Facile synthesis of nitrogen-vacancy pothole-rich few-layer g-C3N4 for photocatalytic nitrogen fixation into nitrate and ammonia

Abstract

Abstract Nitrogen fixation using a photocatalyst in water presents both energy-efficient and environment-friendly than the traditional Haber-Bosch process. Artificial nitrogen fixation mostly produced ammonia (NH4+) and rarely made nitrate (NO3-). A photocatalytic reaction that simultaneously produced NH4+ and NO3- was few reported.

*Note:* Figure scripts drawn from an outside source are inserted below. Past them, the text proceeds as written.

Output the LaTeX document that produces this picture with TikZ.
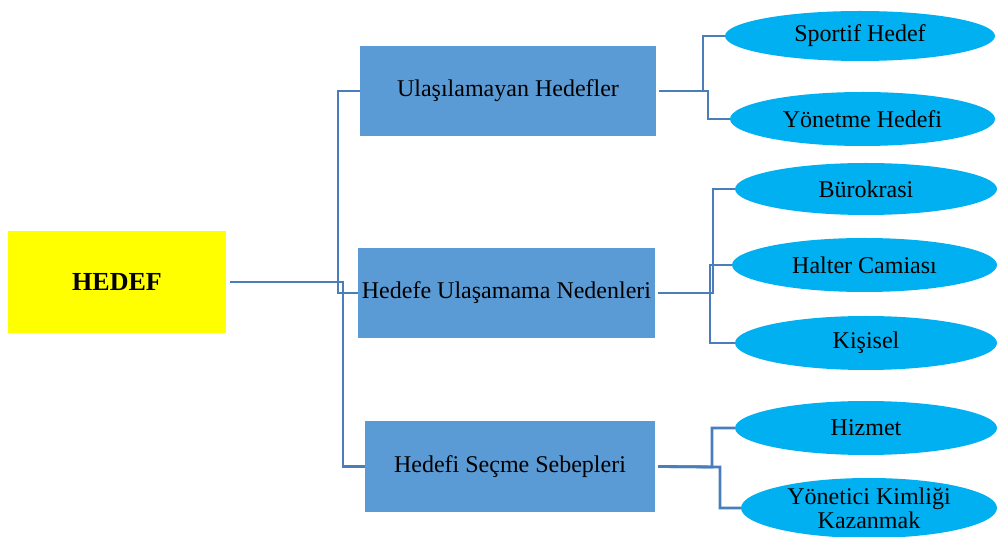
\documentclass[tikz,border=0pt]{standalone}
\usepackage{fontspec}
\setmainfont{Liberation Serif}
\usetikzlibrary{shapes.geometric}
\definecolor{boxblue}{HTML}{5B9BD5}
\definecolor{ellblue}{HTML}{00B0F0}
\definecolor{linkblue}{HTML}{4A7EBB}
\definecolor{hyellow}{HTML}{FFFF00}
\tikzset{
  rootbox/.style={fill=hyellow, draw=none, minimum width=218pt, minimum height=102pt, inner sep=0pt, font=\fontsize{26}{28}\selectfont\bfseries},
  midbox/.style={fill=boxblue, draw=none, minimum height=90pt, inner sep=0pt, font=\fontsize{24}{26}\selectfont},
  leaf/.style={ellipse, fill=ellblue, draw=none, inner sep=0pt, font=\fontsize{24}{24}\selectfont, align=center},
  link/.style={draw=linkblue, line width=2.8pt}
}
\begin{document}
\begin{tikzpicture}[x=1pt,y=-1pt]
\useasboundingbox (0,0) rectangle (997,537);
\node[rootbox] (hedef) at (117,282) {HEDEF};
\node[midbox, minimum width=296pt] (b1) at (508,91) {Ulaşılamayan Hedefler};
\node[midbox, minimum width=297pt] (b2) at (506.5,293) {Hedefe Ulaşamama Nedenleri};
\node[midbox, minimum width=290pt, minimum height=91pt] (b3) at (510,466.5) {Hedefi Seçme Sebepleri};
\node[leaf, minimum width=270pt, minimum height=50pt] (e1) at (860,36) {Sportif Hedef};
\node[leaf, minimum width=265pt, minimum height=54pt] (e2) at (862.5,119) {Yönetme Hedefi};
\node[leaf, minimum width=262pt, minimum height=52pt] (e3) at (866,189) {Bürokrasi};
\node[leaf, minimum width=265pt, minimum height=54pt] (e4) at (864.5,265) {Halter Camiası};
\node[leaf, minimum width=262pt, minimum height=54pt] (e5) at (866,343) {Kişisel};
\node[leaf, minimum width=262pt, minimum height=54pt] (e6) at (866,428) {Hizmet};
\node[leaf, minimum width=256pt, minimum height=60pt] (e7) at (869,508) {Yönetici Kimliği\\Kazanmak};
% left connectors
\draw[link] (hedef.east) ++(4,0) -- (343,282) |- (b3.west);
\draw[link] (b1.west) -- (338,91) |- (b2.west);
% right connectors
\draw[link] (b1.east) ++(3,0) -- (703,91) |- (e1.west);
\draw[link] (b1.east) ++(3,0) -- (708,91) |- (e2.west);
\draw[link] (b2.east) ++(3,0) -- (713,293) |- (e3.west);
\draw[link] (b2.east) ++(3,0) -- (710,293) |- (e4.west);
\draw[link] (710,293) |- (e5.west);
\draw[link] (b3.east) ++(3,0) -- (712,467) |- (e6.west);
\draw[link] (b3.east) ++(3,0) -- (720,467) |- (e7.west);
\end{tikzpicture}
\end{document}
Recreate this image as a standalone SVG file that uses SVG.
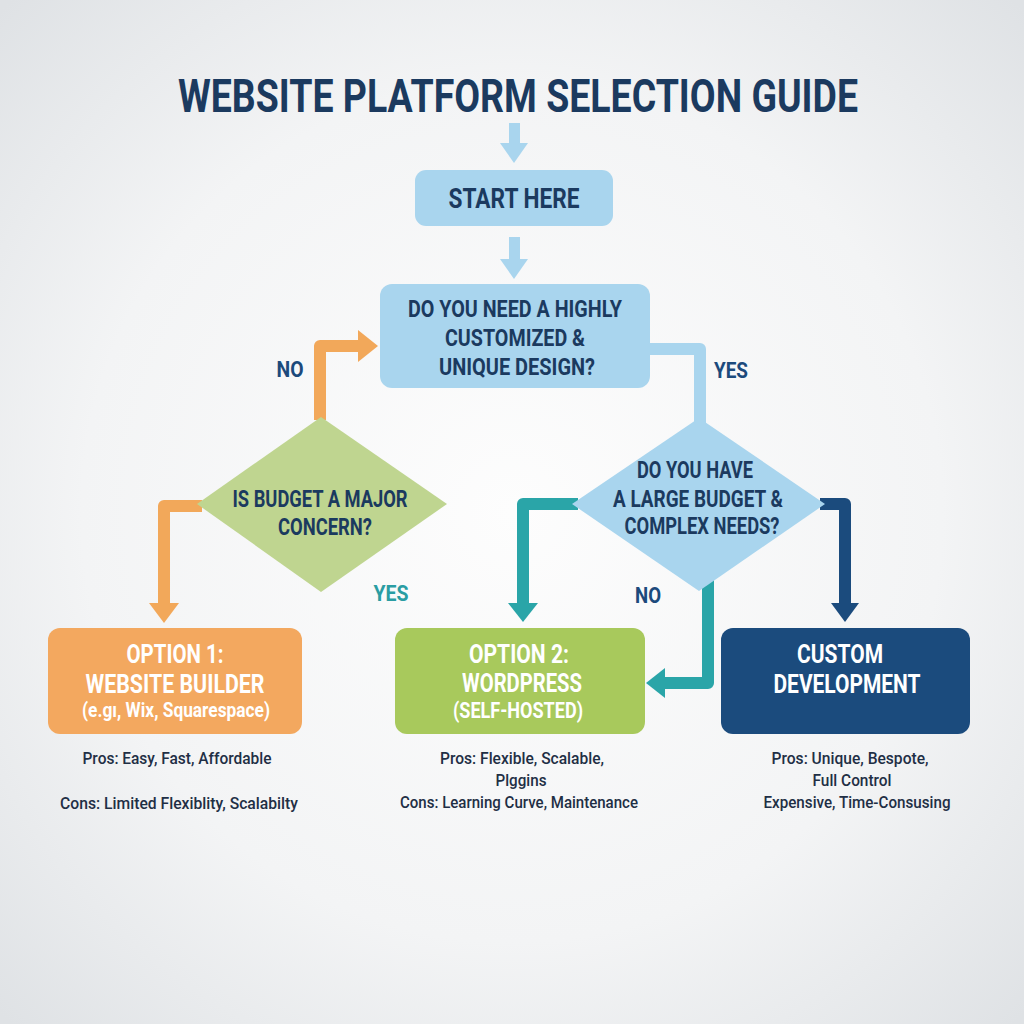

In this work, nitrogen-vacancy pothole-rich few-layer g-C3N4 (PF-g-C3N4) was simply synthesized through ice-water bath ultrasound and rapid secondary sintering of bulk g-C3N4. PF-g-C3N4 can simultaneously realize photocatalytic nitrogen reduction reaction (NRR) and nitrogen oxidation reaction (NOR) to produce NH4+ (82.14 µmol L−1 h−1 gcat−1) and NO3- (109.96 µmol L−1 h−1 gcat−1) using air as N source in water without any sacrificial agent, and the total nitrogen fixation product yield of PF-g-C3N4 is 1.66 times higher than that of bulk g-C3N4. But in the presence of hole sacrificial agent and N2 as N source, the nitrogen fixation using PF-g-C3N4 was almost NRR to produce NH4+ (315.54 µmol L−1 h−1 gcat−1), and the total nitrogen fixation product yield of PF-g-C3N4 is 2.71 times higher than that of bulk g-C3N4. PF-g-C3N4 was more efficient than bulk g-C3N4 for nitrogen fixation because the nitrogen-vacancy pothole-rich few-layer structure provides more active sites, narrower band gap, and higher carrier separation and transfer efficiency. These new findings could provide novel insights into the metal-free g-C3N4, which can achieve both photocatalytic NRR and NOR, and this disproportionation reaction can be turned to NRR by not adding O2 and adding the hole sacrificial agent.